Copy out the data below from the line containing "Convert this chart" to the line containing "from matplotlib.ticker import MultipleLocator", both lines included, with all images left out.

Source code of charts:
____________

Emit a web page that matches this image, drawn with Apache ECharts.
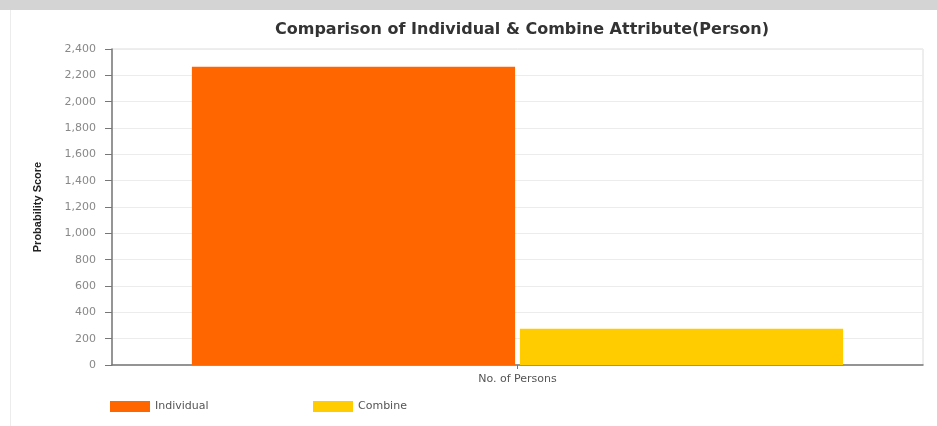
<!DOCTYPE html>
<html>
<head>
<meta charset="utf-8">
<title>Comparison of Individual &amp; Combine Attribute(Person)</title>
<script src="https://cdn.jsdelivr.net/npm/echarts@6/dist/echarts.min.js"></script>
<style>
  html, body { margin: 0; padding: 0; background: #ffffff; }
  #chart { width: 937px; height: 426px; }
</style>
</head>
<body>
<div id="chart"></div>
<script>
// Chart data
const categories = ['No. of Persons'];
const seriesNames = ['Individual', 'Combine'];
const individualValues = [2265];
const combineValues = [275];
const yTicks = [0, 200, 400, 600, 800, 1000, 1200, 1400, 1600, 1800, 2000, 2200, 2400];

const COLORS = ['#FF6600', '#FFCC00'];
const FONT = 'DejaVu Sans, Verdana, sans-serif';

const chart = echarts.init(document.getElementById('chart'), null, { renderer: 'canvas' });

const legendBase = {
  orient: 'horizontal',
  top: 396,
  itemWidth: 40,
  itemHeight: 11,
  itemGap: 8,
  icon: 'rect',
  textStyle: { color: '#555', fontFamily: FONT, fontSize: 11 }
};

chart.setOption({
  backgroundColor: '#ffffff',
  animation: false,
  color: COLORS,
  title: {
    text: 'Comparison of Individual & Combine Attribute(Person)',
    left: 517,
    textAlign: 'center',
    top: 17,
    textStyle: { color: '#333', fontFamily: FONT, fontWeight: 'bold', fontSize: 16 }
  },
  legend: [
    Object.assign({ left: 105, data: [seriesNames[0]] }, legendBase),
    Object.assign({ left: 308, data: [seriesNames[1]] }, legendBase)
  ],
  grid: {
    left: 112, right: 14, top: 49, bottom: 61,
    show: true, borderColor: '#dcdcdc', borderWidth: 1,
    containLabel: false
  },
  xAxis: {
    type: 'category',
    data: categories,
    axisLine: { lineStyle: { color: '#777', width: 1.5 } },
    axisTick: { show: true, alignWithLabel: true, length: 4, lineStyle: { color: '#777' } },
    axisLabel: { color: '#555', fontFamily: FONT, fontSize: 11, margin: 9 }
  },
  yAxis: {
    type: 'value',
    min: yTicks[0],
    max: yTicks[yTicks.length - 1],
    interval: yTicks[1] - yTicks[0],
    name: 'Probability Score',
    nameLocation: 'middle',
    nameGap: 69,
    nameRotate: 90,
    nameTextStyle: { color: '#222', fontFamily: 'Liberation Sans Narrow, Liberation Sans, Arial, sans-serif', fontWeight: 'bold', fontSize: 11 },
    axisLine: { show: true, lineStyle: { color: '#777', width: 1.5 } },
    axisTick: { show: true, length: 7, lineStyle: { color: '#777' } },
    axisLabel: {
      color: '#888', fontFamily: FONT, fontSize: 11, margin: 16,
      formatter: v => v.toLocaleString('en-US')
    },
    splitLine: { show: true, lineStyle: { color: '#ececec' } }
  },
  series: [
    {
      name: seriesNames[0],
      type: 'bar',
      data: individualValues,
      barGap: '1.5%',
      barCategoryGap: '19.7%',
      itemStyle: { color: COLORS[0] }
    },
    {
      name: seriesNames[1],
      type: 'bar',
      data: combineValues,
      barGap: '1.5%',
      barCategoryGap: '19.7%',
      itemStyle: { color: COLORS[1] }
    }
  ],
  graphic: [
    // grey header strip and faint page edge
    { type: 'rect', left: 0, top: 0, shape: { width: 937, height: 10 }, style: { fill: '#d4d4d4' }, silent: true },
    { type: 'line', shape: { x1: 10.5, y1: 10, x2: 10.5, y2: 426 }, style: { stroke: '#ececec', lineWidth: 1 }, silent: true }
  ]
});
</script>
</body>
</html>
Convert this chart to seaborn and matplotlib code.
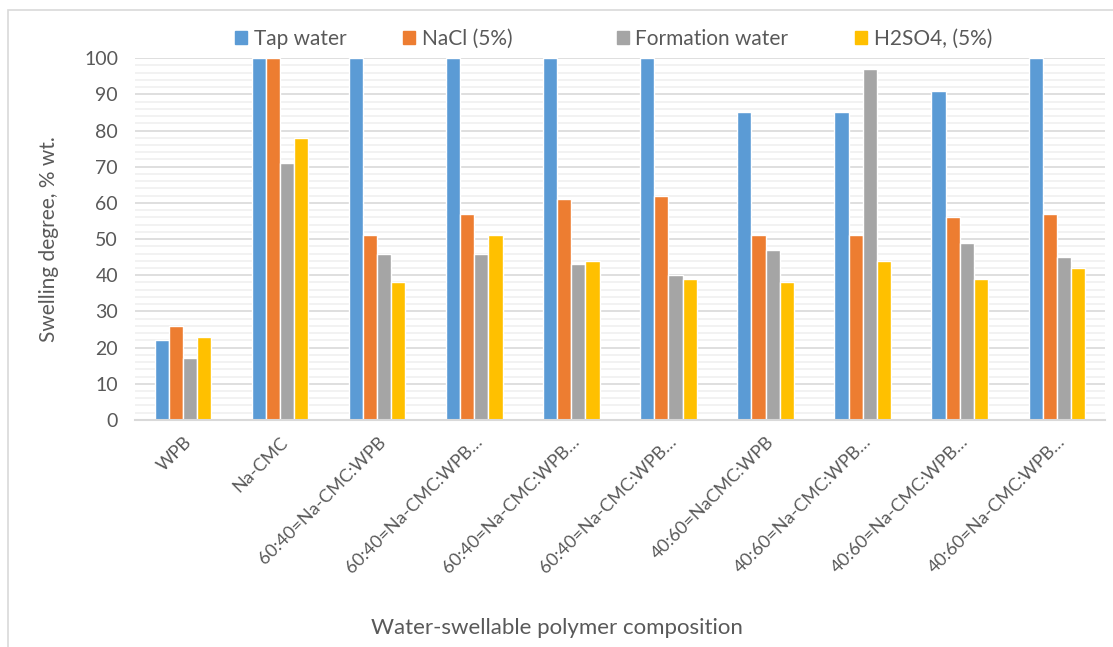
import seaborn as sns
import matplotlib.pyplot as plt
import pandas as pd
from matplotlib.patches import Rectangle
from matplotlib.ticker import MultipleLocator

# --- data ---
compositions = ["WPB", "Na-CMC", "60:40=Na-CMC:WPB", "60:40=Na-CMC:WPB…",
                "60:40=Na-CMC:WPB…", "60:40=Na-CMC:WPB…", "40:60=NaCMC:WPB",
                "40:60=Na-CMC:WPB…", "40:60=Na-CMC:WPB…", "40:60=Na-CMC:WPB…"]
media = ["Tap water", "NaCl (5%)", "Formation water", "H2SO4, (5%)"]
tap_water = [22, 100, 100, 100, 100, 100, 85, 85, 91, 100]
nacl = [26, 100, 51, 57, 61, 62, 51, 51, 56, 57]
formation_water = [17, 71, 46, 46, 43, 40, 47, 97, 49, 45]
h2so4 = [23, 78, 38, 51, 44, 39, 38, 44, 39, 42]
colors = ["#5B9BD5", "#ED7D31", "#A5A5A5", "#FFC000"]

# long format table, category index keeps duplicated labels apart
rows = []
for series_name, values in zip(media, [tap_water, nacl, formation_water, h2so4]):
    for i, v in enumerate(values):
        rows.append({"idx": i, "medium": series_name, "value": v})
df = pd.DataFrame(rows)

sns.set_theme(style="white")
plt.rcParams["font.family"] = ["Lato", "DejaVu Sans"]
text_color = "#595959"

fig = plt.figure(figsize=(11.13, 6.47), dpi=100)
ax = fig.add_axes([0.121, 0.351, 0.872, 0.559])

sns.barplot(data=df, x="idx", y="value", hue="medium", hue_order=media,
            palette=colors, width=0.58, gap=0, saturation=1, ax=ax,
            legend=False, errorbar=None)

ax.set_ylim(0, 100)
ax.set_xlim(-0.5, len(compositions) - 0.5)
ax.yaxis.set_major_locator(MultipleLocator(10))
ax.yaxis.set_minor_locator(MultipleLocator(2))
ax.grid(axis="y", which="major", color="#D9D9D9", linewidth=1.2)
ax.grid(axis="y", which="minor", color="#F0F0F0", linewidth=1.2)
ax.set_axisbelow(True)
for side in ["left", "right", "top"]:
    ax.spines[side].set_visible(False)
ax.spines["bottom"].set_color("#D9D9D9")
ax.spines["bottom"].set_linewidth(1.5)

ax.set_xticks(range(len(compositions)))
ax.set_xticklabels(compositions, rotation=45, ha="right", rotation_mode="anchor",
                   fontsize=13, color=text_color)
ax.tick_params(axis="y", labelsize=14, colors=text_color, length=0, pad=12)
ax.tick_params(axis="x", length=0, pad=10)

ax.set_ylabel("Swelling degree, % wt.", fontsize=15, color=text_color, labelpad=18)
ax.set_xlabel("")
fig.text(0.5, 0.02, "Water-swellable polymer composition", ha="center",
         fontsize=16, color=text_color)

# legend on top, one entry per slot like the spreadsheet layout
legend_x = [0.211, 0.362, 0.554, 0.768]
for name, c, lx in zip(media, colors, legend_x):
    fig.legend([Rectangle((0, 0), 1, 1, color=c)], [name], loc="center left",
               bbox_to_anchor=(lx, 0.94), frameon=False, fontsize=15,
               labelcolor=text_color, handlelength=0.6, handleheight=0.6,
               handletextpad=0.3, borderpad=0, borderaxespad=0)

# light frame around the chart
fig.patches.append(Rectangle((0.007, -0.01), 1.0, 0.995, transform=fig.transFigure,
                             fill=False, edgecolor="#D9D9D9", linewidth=1.2))

fig.savefig("out.png", dpi=100)
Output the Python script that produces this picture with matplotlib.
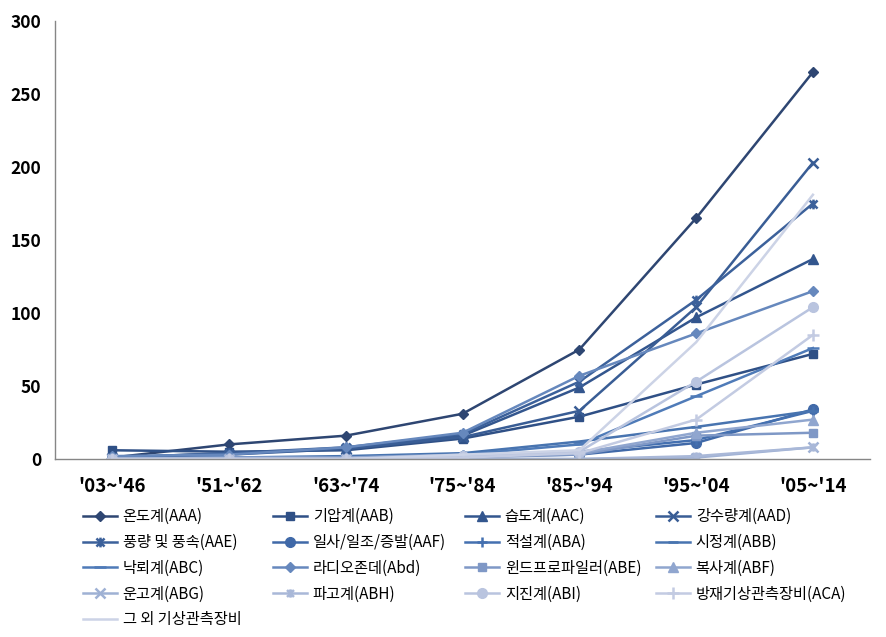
import matplotlib
matplotlib.use("Agg")
import matplotlib.pyplot as plt
from matplotlib.path import Path
import numpy as np

plt.rcParams['font.family'] = ['Noto Sans CJK KR', 'DejaVu Sans']

periods = ["'03~'46", "'51~'62", "'63~'74", "'75~'84", "'85~'94", "'95~'04", "'05~'14"]

names = ["온도계(AAA)", "기압계(AAB)", "습도계(AAC)", "강수량계(AAD)",
         "풍량 및 풍속(AAE)", "일사/일조/증발(AAF)", "적설계(ABA)", "시정계(ABB)",
         "낙뢰계(ABC)", "라디오존데(Abd)", "윈드프로파일러(ABE)", "복사계(ABF)",
         "운고계(ABG)", "파고계(ABH)", "지진계(ABI)", "방재기상관측장비(ACA)",
         "그 외 기상관측장비"]

aaa = [1, 10, 16, 31, 75, 165, 265]
aab = [6, 5, 6, 14, 29, 51, 72]
aac = [1, 4, 7, 16, 49, 97, 137]
aad = [1, 3, 7, 15, 33, 104, 203]
aae = [1, 4, 8, 17, 53, 109, 175]
aaf = [1, 1, 1, 2, 3, 11, 34]
aba = [0, 1, 1, 3, 5, 13, 33]
abb = [0, 1, 2, 4, 12, 22, 33]
abc = [0, 1, 1, 3, 10, 43, 76]
abd = [2, 3, 8, 18, 57, 86, 115]
abe = [0, 0, 0, 1, 3, 16, 18]
abf = [0, 1, 1, 3, 4, 18, 27]
abg = [0, 0, 0, 0, 0, 1, 8]
abh = [0, 0, 0, 0, 0, 2, 8]
abi = [0, 0, 0, 2, 5, 53, 104]
aca = [0, 0, 0, 1, 4, 27, 85]
etc = [0, 0, 0, 3, 6, 80, 181]

series = [aaa, aab, aac, aad, aae, aaf, aba, abb, abc, abd, abe, abf, abg, abh, abi, aca, etc]

# excel-like star: x with a vertical bar
star = Path([(-1, -1), (1, 1), (-1, 1), (1, -1), (0, -1.2), (0, 1.2)],
            [Path.MOVETO, Path.LINETO, Path.MOVETO, Path.LINETO, Path.MOVETO, Path.LINETO])

markers = ['D', 's', '^', 'x', star, 'o', '+', '_', '_', 'D', 's', '^', 'x', star, 'o', '+', None]
msizes = [5.5, 6, 6.5, 7, 7, 7, 7, 7, 9, 5.5, 6, 6.5, 7, 6, 7, 8, 0]
colors = ['#2e4672', '#2f5086', '#33568e', '#395d95', '#3c619b', '#4069a8', '#4470b0', '#4874b0',
          '#4f7bb8', '#6688bd', '#7f98c6', '#90a6cf', '#9fb1d4', '#a9b8d8', '#b9c4df', '#c3cbe2',
          '#ccd3e6']

fig = plt.figure(figsize=(8.87, 6.37), dpi=100)
ax = fig.add_axes([0.062, 0.2794, 0.919, 0.6876])

x = np.arange(len(periods))
for vals, name, m, ms, c in zip(series, names, markers, msizes, colors):
    ax.plot(x, vals, color=c, lw=1.8, marker=m, ms=ms, mec=c, mfc=c,
            mew=1.8 if m in ('x', '+', '_') or m is star else 1, label=name)

ax.set_xlim(-0.49, 6.49)
ax.set_ylim(0, 300)
ax.set_yticks(range(0, 301, 50))
ax.set_xticks(x)
ax.set_xticklabels(periods)
ax.tick_params(axis='y', length=0, pad=10, labelsize=12.5)
ax.tick_params(axis='x', length=0, pad=13, labelsize=13.5)
for lab in ax.get_xticklabels() + ax.get_yticklabels():
    lab.set_fontweight('bold')
for s in ('top', 'right'):
    ax.spines[s].set_visible(False)
for s in ('left', 'bottom'):
    ax.spines[s].set_color('#868686')
    ax.spines[s].set_linewidth(1)

handles, labels = ax.get_legend_handles_labels()
col_x = [83, 273, 465, 656]
cols = [[0, 4, 8, 12, 16], [1, 5, 9, 13], [2, 6, 10, 14], [3, 7, 11, 15]]
for cx, idx in zip(col_x, cols):
    fig.legend([handles[i] for i in idx], [labels[i] for i in idx],
               loc='upper left', bbox_to_anchor=(cx / 887, 1 - 508 / 637),
               frameon=False, fontsize=11, handlelength=2.2, handletextpad=0.4,
               labelspacing=0.58, borderpad=0, borderaxespad=0)

fig.savefig("out.png", dpi=100)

____________

**Output below:**
Convert this chart to seaborn and matplotlib code.
import seaborn as sns
import matplotlib.pyplot as plt
import pandas as pd
from matplotlib.patches import Rectangle
from matplotlib.ticker import MultipleLocator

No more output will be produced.